20/08/2022

Travão de mão, travão de pé, travão de dedo

A frota do lar, se contabilizadas todas as viaturas de que já fomos alegres proprietários, tem variado alguma coisa em termos de tamanho, em função do número de elementos que compõem la famiglia. Quando começámos, éramos dois e um Y10, que ainda aguentou uma petiza — embora muito mal, já que a cadeirinha não cumpria o efeito de concha em caso de embate ou travagem brusca, tão curta era a distância entre os bancos da frente e os de trás (parecia um avião, sim. Ou o Coliseu dos Recreios) —, mas já não aguentou duas, e, assim, fomos indo ao mercado automóvel de cada vez que esta barriga se enchia de vida. No último, ricos em sonhos filhos e pobres em ouro, tivemos que enveredar pela via da segunda mão no volante, que é como quem diz, dos usados. E, assim, tivemos a primeira de três monovolumes de sete lugares (o sétimo era conhecido por “o lugar da sogra”, que ficava à porta e era, idealmente, para ser usado sem cinto de segurança em percursos com curvas muito apertadas.

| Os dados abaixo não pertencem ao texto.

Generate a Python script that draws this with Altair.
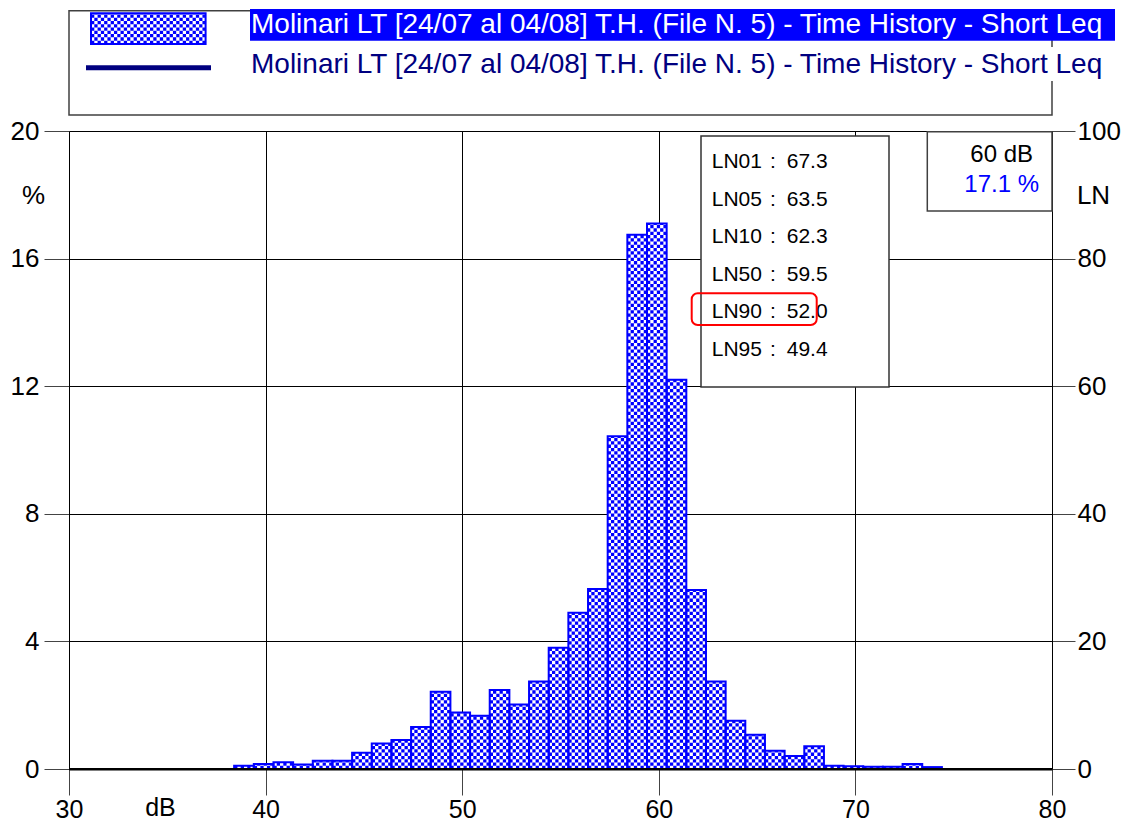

Calma, não estava destinado à minha mãe). A última que tivemos, aqui designada por “o camião”, resolveu falecer o ano passado, assim do nada, a meio do nada, ou seja, de uma autoestrada. 

Sejamos francos: já nunca andamos os seis no mesmo carro em simultâneo, pelo que o arranjo do camião — que ficava mais dispendioso do que o valor de mercado dele — era mais um capricho (bastante meu) do que uma necessidade. E, assim, entrou para o parque automóvel desta barraca o primeiro carro com travão de dedo.

Enquanto condutora do camião, não posso dizer que tenha tido grandes dificuldades em utilizar o travão de pé: o carro destravava-se com uma alavanca mais ou menos escondida, como a do combustível, e travava-se com aquele quarto pedal à esquerda, que nos exige um alongamento ao nível da correspondente perna, mas que é um stretching que só faz bem. No entanto, tal sistema não só é perigoso por ser tão fácil destravar o carro — e ele há crianças muito irrequietas e imaginativas —, como também é impossível a qualquer passageiro travar o carro no caso de o condutor (inadvertidamente…) o deixar destravado. Por acaso, nós fomos muito mais neuróticos com os filhos do que os meus pais foram connosco: iam tomar um café à Pastelaria Roma, enquanto nós ficávamos as duas a apitar até endoidecermos um quarteirão inteiro.

A mais recente aquisição automóvel tem, como já disse e nunca é demais repetir, travão de dedo: carrega-se num botão e trava, carrega-se outra vez no botão e destrava. Se a possibilidade de os passageiros poderem travar o carro está resolvida, a de as crianças o destravarem não está. Nem para elas, nem para humanas como eu. Aquilo ora acende uma luz quando trava, ora apaga a luz não sei quando. E é que nunca me lembrei de ir verificar ao painel se aquele P estava aceso. Parava o carro, carregava no botão, dava assim uns abanões para a frente e para trás e era desta forma que achava que sabia se o boi estava manso ou não. Outro dia abanei-me no banco e ele não se moveu. No entanto, deixei-o destravado. Vá que foi num plano sem inclinação. A partir desse dia, nunca mais lhe toquei, não vá ele dar uma de touro mecânico. Tenho minha Rosinha e somos muito felizes a gente as duas.

Conclusão: que prejuízo e que espaço ocupava a velha trave do travão de mão para andarem com invenções destas? Já só falta inventarem o travão de testa, se é que me faço entender. Vou fundar um movimento qualquer, #naoabrimosmaodotravaodepuxarparacimaeparabaixo.